Three CCS professionals – Jocelyn Dalkin, Jason Ewasko and Bridget Garcia – recently attended the IA Watch’s 21st Annual IA Compliance: The Full 360° View East conference in Washington. If you were unable to attend, you should review their summary of the most significant sessions including Dan Kahl’s summary of Enforcement Priorities, a top panel’s views on SEC rulemaking, and more specialized sessions on cybersecurity and custody. If you want more information, feel free to contact Jo, Jason or Bridget
In recent testimony before Congress, SEC Chairman Jay Clayton reported that the SEC examined approximately 15% of all investment advisers in fiscal 2017, a 40% increase over the prior year. Mr. Clayton said that the SEC achieved these results through the reallocation of resources, advancements in technology, and “other efficiencies.” He advocated for continuing to increase investment adviser coverage levels by requesting 24 additional positions in his 2019 budget request.
OUR TAKE: The SEC still falls short of FINRA who claims to examine 40% of broker-dealers per year. Perhaps, Chairman Clayton should reconsider requiring third party compliance reviews, a revenue-neutral policy idea, championed by former Republican Commissioner Dan Gallagher. Regardless, the chance of an exam continues to increase every year.
The SEC has commenced enforcement proceedings against a fund manager and its principal/CCO for ignoring exam deficiencies about its compliance program and other violations. The SEC examined the respondents in 2010 and 2014 and noted several compliance deficiencies, which the SEC asserts the respondents ignored. The SEC charges the dual-hatted principal with failing to perform any work on the compliance program, adopting a stock manual that was not properly tailored to the business, or conducting any compliance review. The SEC also faults the respondents for charging compliance costs to the funds. The SEC additionally charges undisclosed conflicts of interest, misrepresentations, and valuation issues.
OUR TAKE: The SEC doesn’t always give you a second chance to fix cited deficiencies. But when they do and you don’t, expect an enforcement action. Also, this is another example of the failure of the dual-hatted CCO model, where an executive ignored his compliance responsibilities. Penny wise and pound foolish.
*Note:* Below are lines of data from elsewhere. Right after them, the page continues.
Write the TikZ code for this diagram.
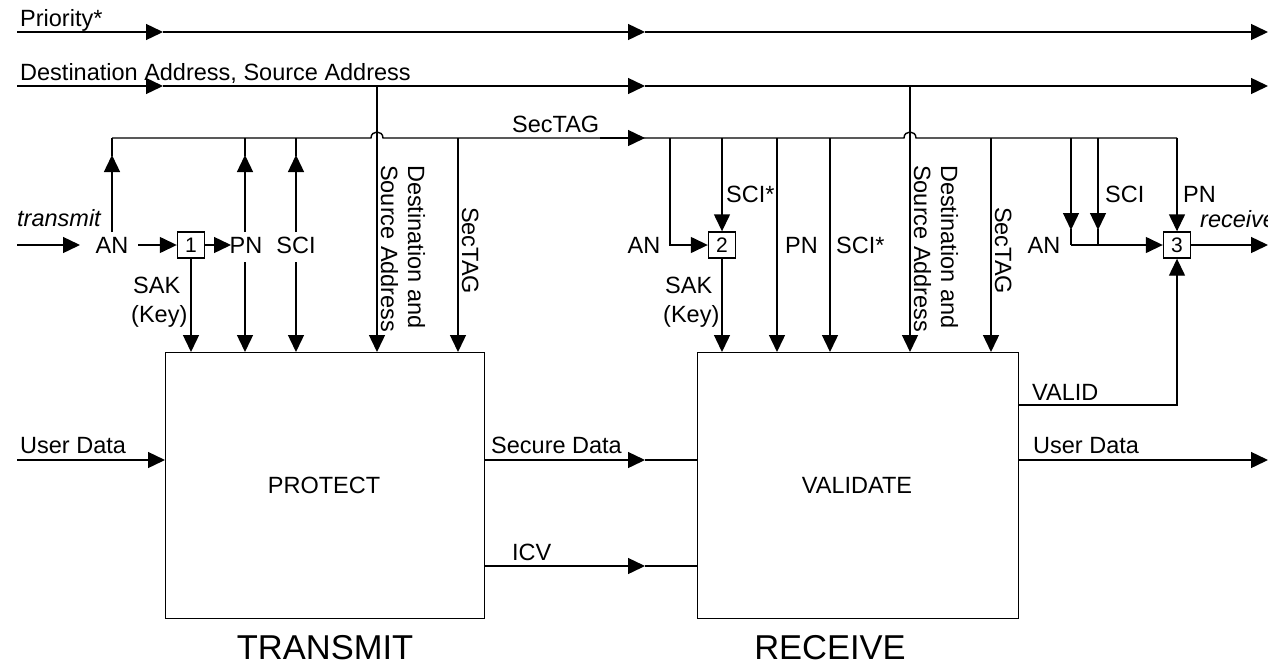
\documentclass[tikz,border=0pt]{standalone}
\usepackage{fontspec}
\setmainfont{Liberation Sans}
\usetikzlibrary{arrows.meta}
\tikzset{
  >={Triangle[length=17pt,width=16pt]},
  wire/.style={line width=1.4pt},
  lbl/.style={inner sep=0pt, anchor=base west, font=\fontsize{23.5}{28}\selectfont},
  vlbl/.style={lbl, rotate=-90},
  ctr/.style={inner sep=0pt, font=\fontsize{23.5}{28}\selectfont},
  numbox/.style={draw, line width=1.4pt, minimum width=27pt, minimum height=26pt, inner sep=0pt, font=\fontsize{21}{24}\selectfont},
  block/.style={draw, line width=1.4pt, inner sep=0pt},
  title/.style={inner sep=0pt, font=\fontsize{34.5}{40}\selectfont},
}
\begin{document}
\begin{tikzpicture}[x=1pt, y=-1pt]
\useasboundingbox (0,0) rectangle (1268,667);

% ---------- top bus lines ----------
\coordinate (pr0) at (17,32);  \coordinate (pr1) at (163,32);
\coordinate (pr2) at (645,32); \coordinate (pr3) at (1268,32);
\draw[wire,->] (pr0) -- (pr1);
\draw[wire,->] (pr1) -- (pr2);
\draw[wire,->] (pr2) -- (pr3);
\node[lbl] (lpri) at (20,26) {Priority*};

\coordinate (da0) at (17,86);  \coordinate (da1) at (163,86);
\coordinate (da2) at (645,86); \coordinate (da3) at (1268,86);
\draw[wire,->] (da0) -- (da1);
\draw[wire,->] (da1) -- (da2);
\draw[wire,->] (da2) -- (da3);
\node[lbl] (lda) at (20,80) {Destination Address, Source Address};

% SecTAG bus, hopping over the two address drops
\coordinate (st0) at (112,138); \coordinate (stm) at (645,138); \coordinate (st1) at (1177,138);
\draw[wire] (st0) -- (371,138) .. controls (371,130) and (383,130) .. (383,138) -- (stm);
\draw[wire,->] (600,138) -- (stm);
\draw[wire] (stm) -- (904,138) .. controls (904,130) and (916,130) .. (916,138) -- (st1);
\node[lbl] (lst) at (512,132) {SecTAG};

% ---------- transmit side ----------
\node[block, minimum width=319pt, minimum height=266pt, anchor=north west] (protect) at (165,352) {};
\node[ctr] (tprot) at (324,485) {PROTECT};
\node[title] (ttx) at (325,648) {TRANSMIT};

\node[lbl, font=\fontsize{23.5}{28}\selectfont\itshape] (ltx) at (17,226) {transmit};
\node[ctr] (an1) at (112,245) {AN};
\node[numbox] (b1) at (191,245) {1};
\node[ctr] (pn1) at (246,245) {PN};
\node[ctr] (sci1) at (296,245) {SCI};

\coordinate (txin) at (17,245);
\draw[wire,->] (txin) -- (80,245);
\draw[wire,->] (138,245) -- (b1.west);
\draw[wire,->] (b1.east) -- (231,245);

% upward feeds into the SecTAG bus
\foreach \x in {112,245,296}{
  \draw[wire,->] (\x,232) -- (\x,155);
  \draw[wire] (\x,156) -- (\x,138);
}
% downward feeds into PROTECT
\draw[wire,->] (b1.south) -- (191,352);
\draw[wire,->] (245,262) -- (245,352);
\draw[wire,->] (296,262) -- (296,352);
\draw[wire,->] (377,86) -- (377,352);
\draw[wire,->] (458,138) -- (458,352);

\node[lbl] (sak1) at (133,293) {SAK};
\node[lbl] (key1) at (131,322) {(Key)};
\node[vlbl] (dsa1) at (408,165) {Destination and};
\node[vlbl] (dsb1) at (381,165) {Source Address};
\node[vlbl] (vst1) at (462,207) {SecTAG};

% user data in
\draw[wire,->] (17,460) -- (protect.west |- 0,460);
\node[lbl] (ud1) at (20,453) {User Data};

% ---------- links between the blocks ----------
\node[block, minimum width=321pt, minimum height=266pt, anchor=north west] (validate) at (697,352) {};
\node[ctr] (tval) at (857,485) {VALIDATE};
\node[title] (trx) at (830,648) {RECEIVE};

\draw[wire,->] (protect.east |- 0,460) -- (645,460);
\draw[wire] (645,460) -- (validate.west |- 0,460);
\node[lbl] (lsd) at (491,453) {Secure Data};
\draw[wire,->] (protect.east |- 0,566) -- (645,566);
\draw[wire] (645,566) -- (validate.west |- 0,566);
\node[lbl] (licv) at (512,560) {ICV};

% ---------- receive side ----------
\node[ctr] (an2) at (644,245) {AN};
\node[numbox] (b2) at (722,245) {2};
\draw[wire,->] (670,138) -- (670,245) -- (b2.west);
\draw[wire,->] (722,138) -- (b2.north);
\node[lbl] (sci2) at (726,202) {SCI*};
\draw[wire,->] (b2.south) -- (722,352);
\node[lbl] (sak2) at (665,293) {SAK};
\node[lbl] (key2) at (663,322) {(Key)};

\draw[wire,->] (777,138) -- (777,352);
\node[lbl] (pn2) at (785,253) {PN};
\draw[wire,->] (830,138) -- (830,352);
\node[lbl] (sci3) at (836,253) {SCI*};
\draw[wire,->] (910,86) -- (910,352);
\node[vlbl] (dsa2) at (941,165) {Destination and};
\node[vlbl] (dsb2) at (914,165) {Source Address};
\draw[wire,->] (991,138) -- (991,352);
\node[vlbl] (vst2) at (995,207) {SecTAG};

\node[ctr] (an3) at (1044,245) {AN};
\node[numbox] (b3) at (1177,245) {3};
\foreach \x in {1071,1098}{
  \draw[wire,->] (\x,138) -- (\x,230);
  \draw[wire] (\x,229) -- (\x,245);
}
\draw[wire,->] (1071,245) -- (b3.west);
\node[lbl] (sci4) at (1105,202) {SCI};
\draw[wire,->] (st1) -- (b3.north);
\node[lbl] (pn3) at (1183,202) {PN};
\coordinate (rxout) at (1268,245);
\draw[wire,->] (b3.east) -- (rxout);
\node[lbl, font=\fontsize{23.5}{28}\selectfont\itshape] (lrx) at (1200,227) {receive};

\draw[wire,->] (validate.east |- 0,405) -- (1177,405) -- (b3.south);
\node[lbl] (lvalid) at (1032,400) {VALID};
\coordinate (udout) at (1268,460);
\draw[wire,->] (validate.east |- 0,460) -- (udout);
\node[lbl] (ud2) at (1033,453) {User Data};
\end{tikzpicture}
\end{document}
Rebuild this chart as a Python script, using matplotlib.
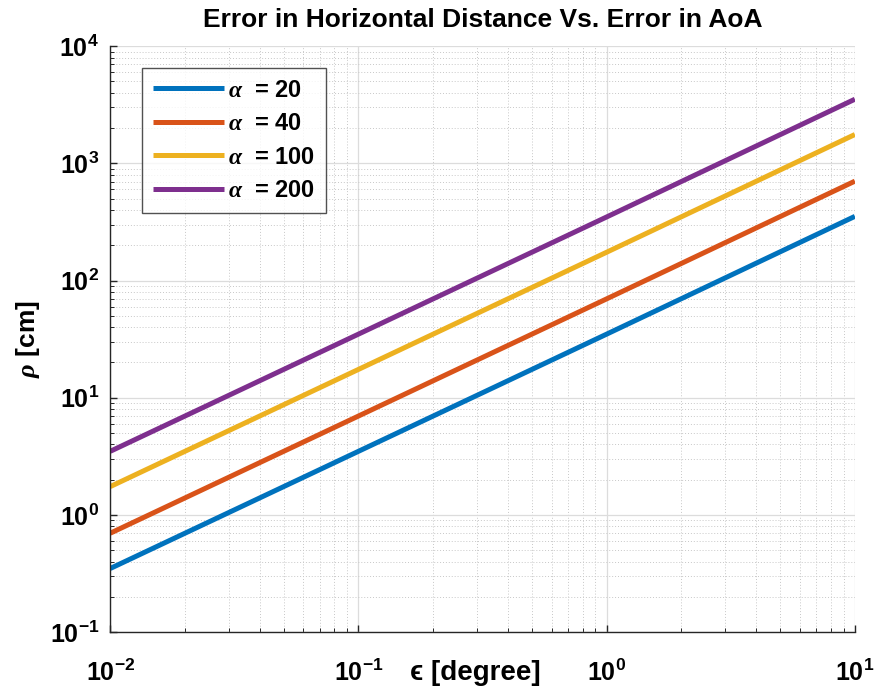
import matplotlib
matplotlib.use("Agg")
import matplotlib.pyplot as plt
from matplotlib.ticker import FixedLocator, FixedFormatter, LogLocator, NullFormatter

plt.rcParams['font.family'] = ['Liberation Sans', 'DejaVu Sans']
plt.rcParams['font.weight'] = 'bold'
plt.rcParams['mathtext.fontset'] = 'custom'
plt.rcParams['mathtext.rm'] = 'Liberation Sans:bold'
plt.rcParams['mathtext.bf'] = 'Liberation Sans:bold'
plt.rcParams['mathtext.it'] = 'Liberation Serif:italic'

# Data
eps = [0.01, 0.1, 1.0, 10.0]
rho_a20 = [0.349, 3.49, 34.9, 353]
rho_a40 = [0.698, 6.98, 69.8, 705]
rho_a100 = [1.745, 17.45, 174.5, 1763]
rho_a200 = [3.49, 34.9, 349, 3527]
series = [("20", rho_a20), ("40", rho_a40), ("100", rho_a100), ("200", rho_a200)]
colors = ["#0072BD", "#D95319", "#EDB120", "#7E2F8E"]

x_ticks = [1e-2, 1e-1, 1e0, 1e1]
x_ticklabels = [r'$\mathbf{10^{-2}}$', r'$\mathbf{10^{-1}}$', r'$\mathbf{10^{0}}$', r'$\mathbf{10^{1}}$']
y_ticks = [1e-1, 1e0, 1e1, 1e2, 1e3, 1e4]
y_ticklabels = [r'$\mathbf{10^{-1}}$', r'$\mathbf{10^{0}}$', r'$\mathbf{10^{1}}$',
                r'$\mathbf{10^{2}}$', r'$\mathbf{10^{3}}$', r'$\mathbf{10^{4}}$']

fig = plt.figure(figsize=(8.75, 7), dpi=100)
ax = fig.add_axes([0.126, 0.097, 0.851, 0.837])

for (a, vals), c in zip(series, colors):
    ax.plot(eps, vals, color=c, lw=3.6, solid_capstyle='butt',
            label=r'$\it{\alpha}$  = ' + a)

ax.set_xscale('log')
ax.set_yscale('log')
ax.set_xlim(1e-2, 1e1)
ax.set_ylim(1e-1, 1e4)

ax.xaxis.set_major_locator(FixedLocator(x_ticks))
ax.xaxis.set_major_formatter(FixedFormatter(x_ticklabels))
ax.yaxis.set_major_locator(FixedLocator(y_ticks))
ax.yaxis.set_major_formatter(FixedFormatter(y_ticklabels))
ax.xaxis.set_minor_locator(LogLocator(base=10, subs=range(2, 10), numticks=20))
ax.yaxis.set_minor_locator(LogLocator(base=10, subs=range(2, 10), numticks=20))
ax.xaxis.set_minor_formatter(NullFormatter())
ax.yaxis.set_minor_formatter(NullFormatter())

ax.tick_params(axis='both', which='major', direction='in', length=5, width=1,
               labelsize=18, color='#262626')
ax.tick_params(axis='both', which='minor', direction='in', length=3, width=0.7,
               color='#262626')
ax.tick_params(axis='x', which='major', pad=20)
ax.tick_params(axis='y', which='major', pad=8)

ax.grid(True, which='major', color='#dcdcdc', lw=0.9, ls='-')
ax.grid(True, which='minor', color='#c8c8c8', lw=0.7, ls=(0, (1, 2)))
ax.set_axisbelow(True)

for s in ['top', 'right']:
    ax.spines[s].set_visible(False)
for s in ['left', 'bottom']:
    ax.spines[s].set_color('#262626')
    ax.spines[s].set_linewidth(1.0)

ax.set_title('Error in Horizontal Distance Vs. Error in AoA', fontsize=19,
             fontweight='bold', pad=14)
ax.set_xlabel('\u03f5 [degree]', fontsize=20, fontweight='bold',
              family=['Liberation Sans', 'DejaVu Serif', 'DejaVu Sans'])
ax.xaxis.set_label_coords(0.49, -0.048)
ax.set_ylabel(r'$\it{\rho}$ [cm]', fontsize=19, fontweight='bold')
ax.yaxis.set_label_coords(-0.092, 0.5)

leg = ax.legend(loc='upper left', bbox_to_anchor=(0.043, 0.963), fontsize=17,
                frameon=True, fancybox=False, edgecolor='#262626',
                handlelength=3.0, handletextpad=0.2, borderpad=0.45,
                labelspacing=0.45, borderaxespad=0)
leg.get_frame().set_linewidth(1.0)

fig.savefig('out.png', dpi=100, facecolor='white')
The SEC’s Office of Compliance Inspections and Examinations has issued a Risk Alert listing the 5 most frequently identified compliance topics: weak compliance programs, insufficient and late filings, violations of the custody rule, Code of Ethics compliance deficiencies, and books and records. OCIE highlights specific compliance problems including untailored “off-the-shelf” manuals, weak or absent annual reviews, and failure to follow procedures. OCIE cited Form ADV and Form PF failures including inaccurate disclosures and late filings. Other common deficiencies include failures (i) to follow the custody rule due to lack of knowledge about its requirements, (ii) to identify access persons, and (iii) to maintain complete and accessible books and records.
OUR TAKE: Compliance with the Advisers Act is not intuitive. It requires a thorough knowledge of the specific requirements of the statute and all its rules. Firms must hire a regulatory professional or a compliance services firm to assist with compliance or face significant exam deficiencies or an enforcement action.